■ **DATASET EXTRACT**
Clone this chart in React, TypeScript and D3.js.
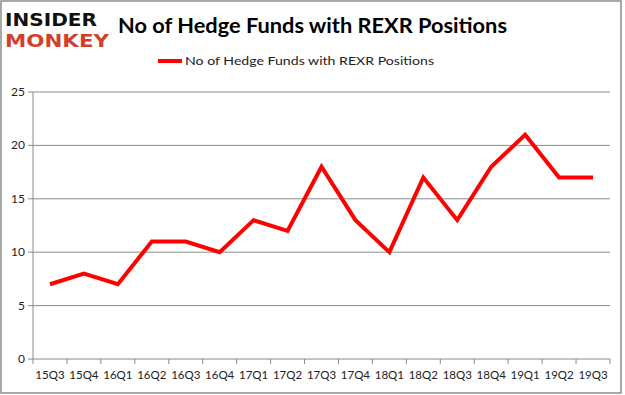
import React from 'react';
import * as d3 from 'd3';

const quarters = ['15Q3', '15Q4', '16Q1', '16Q2', '16Q3', '16Q4', '17Q1', '17Q2', '17Q3', '17Q4', '18Q1', '18Q2', '18Q3', '18Q4', '19Q1', '19Q2', '19Q3'];
const fundCounts = [7, 8, 7, 11, 11, 10, 13, 12, 18, 13, 10, 17, 13, 18, 21, 17, 17];
const yTicks = [0, 5, 10, 15, 20, 25];
const seriesName = 'No of Hedge Funds with REXR Positions';

const App = () => {
  const width = 625;
  const height = 395;
  const left = 33;
  const right = 610;
  const top = 92;
  const bottom = 359;

  const x = d3.scaleBand().domain(quarters).range([left, right]);
  const y = d3.scaleLinear().domain([0, 25]).range([bottom, top]);

  const line = d3
    .line<number>()
    .x((d, i) => (x(quarters[i]) || 0) + x.bandwidth() / 2)
    .y((d) => y(d));

  const font = 'Lato, "Open Sans", sans-serif';

  return (
    <svg width={width} height={height} style={{ position: 'absolute', left: 0, top: 0 }}>
      <rect x={0} y={0} width={width} height={height} fill="#fff" />
      <rect x={1} y={1} width={620} height={392} fill="none" stroke="#8c8c8c" strokeWidth={1.5} />

      {/* logo */}
      <text x={5} y={26} fontFamily="'DejaVu Sans'" fontWeight="bold" fontSize={18} textLength={92} lengthAdjust="spacingAndGlyphs" fill="#111">
        INSIDER
      </text>
      <text x={5} y={47} fontFamily="'DejaVu Sans'" fontWeight="bold" fontSize={18} textLength={104} lengthAdjust="spacingAndGlyphs" fill="#d2402c">
        MONKEY
      </text>

      <text x={118} y={33} fontFamily={font} fontWeight="bold" fontSize={21} textLength={389} lengthAdjust="spacingAndGlyphs" fill="#000">
        No of Hedge Funds with REXR Positions
      </text>

      {/* legend */}
      <line x1={158} x2={182} y1={61} y2={61} stroke="#ff0000" strokeWidth={4} />
      <text x={185} y={65} fontFamily={font} fontSize={12} textLength={249} lengthAdjust="spacingAndGlyphs" fill="#222">
        {seriesName}
      </text>

      {/* grid + y axis */}
      {yTicks.map((t) => (
        <g key={t}>
          <line x1={left} x2={right} y1={y(t)} y2={y(t)} stroke="#8a8a8a" strokeWidth={1} />
          <line x1={left - 5} x2={left} y1={y(t)} y2={y(t)} stroke="#8a8a8a" />
          <text x={left - 8} y={y(t) + 4} textAnchor="end" fontFamily={font} fontSize={12} fill="#222">
            {t}
          </text>
        </g>
      ))}
      <line x1={left} x2={left} y1={top} y2={bottom} stroke="#8a8a8a" />

      {/* x axis ticks */}
      {quarters.map((q) => (
        <g key={q}>
          <line x1={x(q) || 0} x2={x(q) || 0} y1={bottom} y2={bottom + 5} stroke="#8a8a8a" />
          <text x={(x(q) || 0) + x.bandwidth() / 2} y={bottom + 20} textAnchor="middle" fontFamily={font} fontSize={11.5} fill="#222">
            {q}
          </text>
        </g>
      ))}
      <line x1={right} x2={right} y1={bottom} y2={bottom + 5} stroke="#8a8a8a" />

      <path d={line(fundCounts) || undefined} fill="none" stroke="#ff0000" strokeWidth={4} strokeLinejoin="miter" />
    </svg>
  );
};

export default App;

■ **SHORT TASK**
Write the listing out a second time exactly, dropping all images.

■ **SOLUTION BELOW**
Clone this chart in React, TypeScript and D3.js.
import React from 'react';
import * as d3 from 'd3';

const quarters = ['15Q3', '15Q4', '16Q1', '16Q2', '16Q3', '16Q4', '17Q1', '17Q2', '17Q3', '17Q4', '18Q1', '18Q2', '18Q3', '18Q4', '19Q1', '19Q2', '19Q3'];
const fundCounts = [7, 8, 7, 11, 11, 10, 13, 12, 18, 13, 10, 17, 13, 18, 21, 17, 17];
const yTicks = [0, 5, 10, 15, 20, 25];
const seriesName = 'No of Hedge Funds with REXR Positions';

const App = () => {
  const width = 625;
  const height = 395;
  const left = 33;
  const right = 610;
  const top = 92;
  const bottom = 359;

  const x = d3.scaleBand().domain(quarters).range([left, right]);
  const y = d3.scaleLinear().domain([0, 25]).range([bottom, top]);

  const line = d3
    .line<number>()
    .x((d, i) => (x(quarters[i]) || 0) + x.bandwidth() / 2)
    .y((d) => y(d));

  const font = 'Lato, "Open Sans", sans-serif';

  return (
    <svg width={width} height={height} style={{ position: 'absolute', left: 0, top: 0 }}>
      <rect x={0} y={0} width={width} height={height} fill="#fff" />
      <rect x={1} y={1} width={620} height={392} fill="none" stroke="#8c8c8c" strokeWidth={1.5} />

      {/* logo */}
      <text x={5} y={26} fontFamily="'DejaVu Sans'" fontWeight="bold" fontSize={18} textLength={92} lengthAdjust="spacingAndGlyphs" fill="#111">
        INSIDER
      </text>
      <text x={5} y={47} fontFamily="'DejaVu Sans'" fontWeight="bold" fontSize={18} textLength={104} lengthAdjust="spacingAndGlyphs" fill="#d2402c">
        MONKEY
      </text>

      <text x={118} y={33} fontFamily={font} fontWeight="bold" fontSize={21} textLength={389} lengthAdjust="spacingAndGlyphs" fill="#000">
        No of Hedge Funds with REXR Positions
      </text>

      {/* legend */}
      <line x1={158} x2={182} y1={61} y2={61} stroke="#ff0000" strokeWidth={4} />
      <text x={185} y={65} fontFamily={font} fontSize={12} textLength={249} lengthAdjust="spacingAndGlyphs" fill="#222">
        {seriesName}
      </text>

      {/* grid + y axis */}
      {yTicks.map((t) => (
        <g key={t}>
          <line x1={left} x2={right} y1={y(t)} y2={y(t)} stroke="#8a8a8a" strokeWidth={1} />
          <line x1={left - 5} x2={left} y1={y(t)} y2={y(t)} stroke="#8a8a8a" />
          <text x={left - 8} y={y(t) + 4} textAnchor="end" fontFamily={font} fontSize={12} fill="#222">
            {t}
          </text>
        </g>
      ))}
      <line x1={left} x2={left} y1={top} y2={bottom} stroke="#8a8a8a" />

      {/* x axis ticks */}
      {quarters.map((q) => (
        <g key={q}>
          <line x1={x(q) || 0} x2={x(q) || 0} y1={bottom} y2={bottom + 5} stroke="#8a8a8a" />
          <text x={(x(q) || 0) + x.bandwidth() / 2} y={bottom + 20} textAnchor="middle" fontFamily={font} fontSize={11.5} fill="#222">
            {q}
          </text>
        </g>
      ))}
      <line x1={right} x2={right} y1={bottom} y2={bottom + 5} stroke="#8a8a8a" />

      <path d={line(fundCounts) || undefined} fill="none" stroke="#ff0000" strokeWidth={4} strokeLinejoin="miter" />
    </svg>
  );
};

export default App;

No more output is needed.